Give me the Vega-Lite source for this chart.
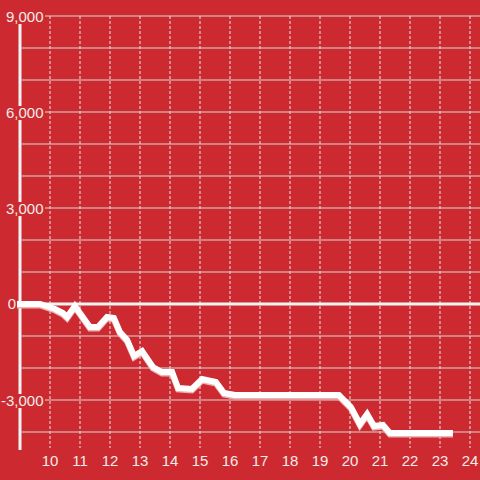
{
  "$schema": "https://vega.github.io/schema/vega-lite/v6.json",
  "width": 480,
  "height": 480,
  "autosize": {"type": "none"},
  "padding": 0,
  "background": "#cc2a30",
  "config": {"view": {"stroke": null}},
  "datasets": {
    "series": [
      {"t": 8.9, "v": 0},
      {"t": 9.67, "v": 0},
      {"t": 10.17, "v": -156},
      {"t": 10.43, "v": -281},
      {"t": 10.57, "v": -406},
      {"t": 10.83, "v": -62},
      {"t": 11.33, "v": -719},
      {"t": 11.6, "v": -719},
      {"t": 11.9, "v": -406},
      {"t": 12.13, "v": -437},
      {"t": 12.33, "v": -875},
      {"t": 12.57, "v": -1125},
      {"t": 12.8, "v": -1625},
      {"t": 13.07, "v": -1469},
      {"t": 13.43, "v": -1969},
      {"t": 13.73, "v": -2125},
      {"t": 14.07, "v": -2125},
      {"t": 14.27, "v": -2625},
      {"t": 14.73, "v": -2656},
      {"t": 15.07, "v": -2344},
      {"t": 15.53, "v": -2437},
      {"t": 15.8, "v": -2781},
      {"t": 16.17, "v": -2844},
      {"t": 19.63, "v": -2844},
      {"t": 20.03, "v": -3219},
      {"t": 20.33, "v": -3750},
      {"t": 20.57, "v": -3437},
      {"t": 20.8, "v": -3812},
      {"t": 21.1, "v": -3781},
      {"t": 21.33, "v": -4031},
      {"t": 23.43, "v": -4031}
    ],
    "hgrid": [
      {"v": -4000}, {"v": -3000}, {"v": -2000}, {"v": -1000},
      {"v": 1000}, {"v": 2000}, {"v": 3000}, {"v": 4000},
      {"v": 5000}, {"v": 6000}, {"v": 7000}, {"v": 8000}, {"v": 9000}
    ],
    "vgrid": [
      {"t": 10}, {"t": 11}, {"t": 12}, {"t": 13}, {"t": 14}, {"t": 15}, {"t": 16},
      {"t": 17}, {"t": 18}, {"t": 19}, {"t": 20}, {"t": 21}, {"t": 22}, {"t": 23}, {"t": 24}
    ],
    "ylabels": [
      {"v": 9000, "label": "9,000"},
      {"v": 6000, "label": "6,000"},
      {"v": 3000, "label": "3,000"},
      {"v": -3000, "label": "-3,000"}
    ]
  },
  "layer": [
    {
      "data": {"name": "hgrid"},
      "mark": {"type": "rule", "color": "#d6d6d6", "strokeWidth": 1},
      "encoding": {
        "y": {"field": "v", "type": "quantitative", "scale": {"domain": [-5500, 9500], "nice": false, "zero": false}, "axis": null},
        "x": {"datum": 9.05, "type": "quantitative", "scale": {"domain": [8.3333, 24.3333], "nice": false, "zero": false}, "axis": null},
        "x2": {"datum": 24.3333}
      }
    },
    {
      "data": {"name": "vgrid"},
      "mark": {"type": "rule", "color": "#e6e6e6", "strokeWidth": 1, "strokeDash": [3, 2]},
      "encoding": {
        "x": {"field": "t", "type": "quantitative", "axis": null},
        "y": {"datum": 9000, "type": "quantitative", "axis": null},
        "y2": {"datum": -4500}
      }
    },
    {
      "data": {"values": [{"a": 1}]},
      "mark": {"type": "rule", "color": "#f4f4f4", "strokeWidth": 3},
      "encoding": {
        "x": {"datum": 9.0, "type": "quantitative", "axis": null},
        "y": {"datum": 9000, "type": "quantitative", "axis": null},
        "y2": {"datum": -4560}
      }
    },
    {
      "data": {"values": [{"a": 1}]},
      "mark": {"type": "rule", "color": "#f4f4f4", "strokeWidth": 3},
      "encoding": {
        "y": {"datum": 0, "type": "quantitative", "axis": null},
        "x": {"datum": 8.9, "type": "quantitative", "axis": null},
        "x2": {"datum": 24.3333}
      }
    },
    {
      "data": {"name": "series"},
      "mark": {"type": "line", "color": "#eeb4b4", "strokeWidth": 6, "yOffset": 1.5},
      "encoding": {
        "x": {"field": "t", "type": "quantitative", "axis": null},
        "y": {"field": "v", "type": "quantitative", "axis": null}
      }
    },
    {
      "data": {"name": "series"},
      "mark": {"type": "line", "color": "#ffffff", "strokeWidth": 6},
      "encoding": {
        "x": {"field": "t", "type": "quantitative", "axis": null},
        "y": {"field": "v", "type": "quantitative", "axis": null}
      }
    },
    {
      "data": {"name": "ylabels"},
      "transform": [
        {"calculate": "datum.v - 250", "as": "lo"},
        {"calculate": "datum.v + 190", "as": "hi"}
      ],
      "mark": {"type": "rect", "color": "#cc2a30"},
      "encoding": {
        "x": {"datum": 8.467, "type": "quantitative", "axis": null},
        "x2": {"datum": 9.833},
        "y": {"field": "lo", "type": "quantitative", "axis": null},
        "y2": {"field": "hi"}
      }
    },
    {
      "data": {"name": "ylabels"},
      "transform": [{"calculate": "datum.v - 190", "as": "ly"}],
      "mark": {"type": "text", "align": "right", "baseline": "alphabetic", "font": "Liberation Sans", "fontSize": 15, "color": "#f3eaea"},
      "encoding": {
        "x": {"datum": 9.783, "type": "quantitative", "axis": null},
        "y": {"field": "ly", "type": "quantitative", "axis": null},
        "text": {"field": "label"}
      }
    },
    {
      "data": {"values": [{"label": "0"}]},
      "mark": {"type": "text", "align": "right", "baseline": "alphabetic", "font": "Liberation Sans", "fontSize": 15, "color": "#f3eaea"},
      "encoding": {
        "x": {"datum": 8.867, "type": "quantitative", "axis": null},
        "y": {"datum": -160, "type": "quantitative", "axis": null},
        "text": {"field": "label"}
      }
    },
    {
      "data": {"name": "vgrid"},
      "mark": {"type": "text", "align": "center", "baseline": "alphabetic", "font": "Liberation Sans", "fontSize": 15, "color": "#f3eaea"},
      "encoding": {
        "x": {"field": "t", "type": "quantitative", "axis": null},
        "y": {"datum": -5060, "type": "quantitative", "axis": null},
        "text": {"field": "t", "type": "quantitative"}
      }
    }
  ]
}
^^^^^^^^^^^^^^^^
Exercise brief.
Return the listing above unchanged, apart from dropping its pictures.

Exercise answer.
Give me the Vega-Lite source for this chart.
{
  "$schema": "https://vega.github.io/schema/vega-lite/v6.json",
  "width": 480,
  "height": 480,
  "autosize": {"type": "none"},
  "padding": 0,
  "background": "#cc2a30",
  "config": {"view": {"stroke": null}},
  "datasets": {
    "series": [
      {"t": 8.9, "v": 0},
      {"t": 9.67, "v": 0},
      {"t": 10.17, "v": -156},
      {"t": 10.43, "v": -281},
      {"t": 10.57, "v": -406},
      {"t": 10.83, "v": -62},
      {"t": 11.33, "v": -719},
      {"t": 11.6, "v": -719},
      {"t": 11.9, "v": -406},
      {"t": 12.13, "v": -437},
      {"t": 12.33, "v": -875},
      {"t": 12.57, "v": -1125},
      {"t": 12.8, "v": -1625},
      {"t": 13.07, "v": -1469},
      {"t": 13.43, "v": -1969},
      {"t": 13.73, "v": -2125},
      {"t": 14.07, "v": -2125},
      {"t": 14.27, "v": -2625},
      {"t": 14.73, "v": -2656},
      {"t": 15.07, "v": -2344},
      {"t": 15.53, "v": -2437},
      {"t": 15.8, "v": -2781},
      {"t": 16.17, "v": -2844},
      {"t": 19.63, "v": -2844},
      {"t": 20.03, "v": -3219},
      {"t": 20.33, "v": -3750},
      {"t": 20.57, "v": -3437},
      {"t": 20.8, "v": -3812},
      {"t": 21.1, "v": -3781},
      {"t": 21.33, "v": -4031},
      {"t": 23.43, "v": -4031}
    ],
    "hgrid": [
      {"v": -4000}, {"v": -3000}, {"v": -2000}, {"v": -1000},
      {"v": 1000}, {"v": 2000}, {"v": 3000}, {"v": 4000},
      {"v": 5000}, {"v": 6000}, {"v": 7000}, {"v": 8000}, {"v": 9000}
    ],
    "vgrid": [
      {"t": 10}, {"t": 11}, {"t": 12}, {"t": 13}, {"t": 14}, {"t": 15}, {"t": 16},
      {"t": 17}, {"t": 18}, {"t": 19}, {"t": 20}, {"t": 21}, {"t": 22}, {"t": 23}, {"t": 24}
    ],
    "ylabels": [
      {"v": 9000, "label": "9,000"},
      {"v": 6000, "label": "6,000"},
      {"v": 3000, "label": "3,000"},
      {"v": -3000, "label": "-3,000"}
    ]
  },
  "layer": [
    {
      "data": {"name": "hgrid"},
      "mark": {"type": "rule", "color": "#d6d6d6", "strokeWidth": 1},
      "encoding": {
        "y": {"field": "v", "type": "quantitative", "scale": {"domain": [-5500, 9500], "nice": false, "zero": false}, "axis": null},
        "x": {"datum": 9.05, "type": "quantitative", "scale": {"domain": [8.3333, 24.3333], "nice": false, "zero": false}, "axis": null},
        "x2": {"datum": 24.3333}
      }
    },
    {
      "data": {"name": "vgrid"},
      "mark": {"type": "rule", "color": "#e6e6e6", "strokeWidth": 1, "strokeDash": [3, 2]},
      "encoding": {
        "x": {"field": "t", "type": "quantitative", "axis": null},
        "y": {"datum": 9000, "type": "quantitative", "axis": null},
        "y2": {"datum": -4500}
      }
    },
    {
      "data": {"values": [{"a": 1}]},
      "mark": {"type": "rule", "color": "#f4f4f4", "strokeWidth": 3},
      "encoding": {
        "x": {"datum": 9.0, "type": "quantitative", "axis": null},
        "y": {"datum": 9000, "type": "quantitative", "axis": null},
        "y2": {"datum": -4560}
      }
    },
    {
      "data": {"values": [{"a": 1}]},
      "mark": {"type": "rule", "color": "#f4f4f4", "strokeWidth": 3},
      "encoding": {
        "y": {"datum": 0, "type": "quantitative", "axis": null},
        "x": {"datum": 8.9, "type": "quantitative", "axis": null},
        "x2": {"datum": 24.3333}
      }
    },
    {
      "data": {"name": "series"},
      "mark": {"type": "line", "color": "#eeb4b4", "strokeWidth": 6, "yOffset": 1.5},
      "encoding": {
        "x": {"field": "t", "type": "quantitative", "axis": null},
        "y": {"field": "v", "type": "quantitative", "axis": null}
      }
    },
    {
      "data": {"name": "series"},
      "mark": {"type": "line", "color": "#ffffff", "strokeWidth": 6},
      "encoding": {
        "x": {"field": "t", "type": "quantitative", "axis": null},
        "y": {"field": "v", "type": "quantitative", "axis": null}
      }
    },
    {
      "data": {"name": "ylabels"},
      "transform": [
        {"calculate": "datum.v - 250", "as": "lo"},
        {"calculate": "datum.v + 190", "as": "hi"}
      ],
      "mark": {"type": "rect", "color": "#cc2a30"},
      "encoding": {
        "x": {"datum": 8.467, "type": "quantitative", "axis": null},
        "x2": {"datum": 9.833},
        "y": {"field": "lo", "type": "quantitative", "axis": null},
        "y2": {"field": "hi"}
      }
    },
    {
      "data": {"name": "ylabels"},
      "transform": [{"calculate": "datum.v - 190", "as": "ly"}],
      "mark": {"type": "text", "align": "right", "baseline": "alphabetic", "font": "Liberation Sans", "fontSize": 15, "color": "#f3eaea"},
      "encoding": {
        "x": {"datum": 9.783, "type": "quantitative", "axis": null},
        "y": {"field": "ly", "type": "quantitative", "axis": null},
        "text": {"field": "label"}
      }
    },
    {
      "data": {"values": [{"label": "0"}]},
      "mark": {"type": "text", "align": "right", "baseline": "alphabetic", "font": "Liberation Sans", "fontSize": 15, "color": "#f3eaea"},
      "encoding": {
        "x": {"datum": 8.867, "type": "quantitative", "axis": null},
        "y": {"datum": -160, "type": "quantitative", "axis": null},
        "text": {"field": "label"}
      }
    },
    {
      "data": {"name": "vgrid"},
      "mark": {"type": "text", "align": "center", "baseline": "alphabetic", "font": "Liberation Sans", "fontSize": 15, "color": "#f3eaea"},
      "encoding": {
        "x": {"field": "t", "type": "quantitative", "axis": null},
        "y": {"datum": -5060, "type": "quantitative", "axis": null},
        "text": {"field": "t", "type": "quantitative"}
      }
    }
  ]
}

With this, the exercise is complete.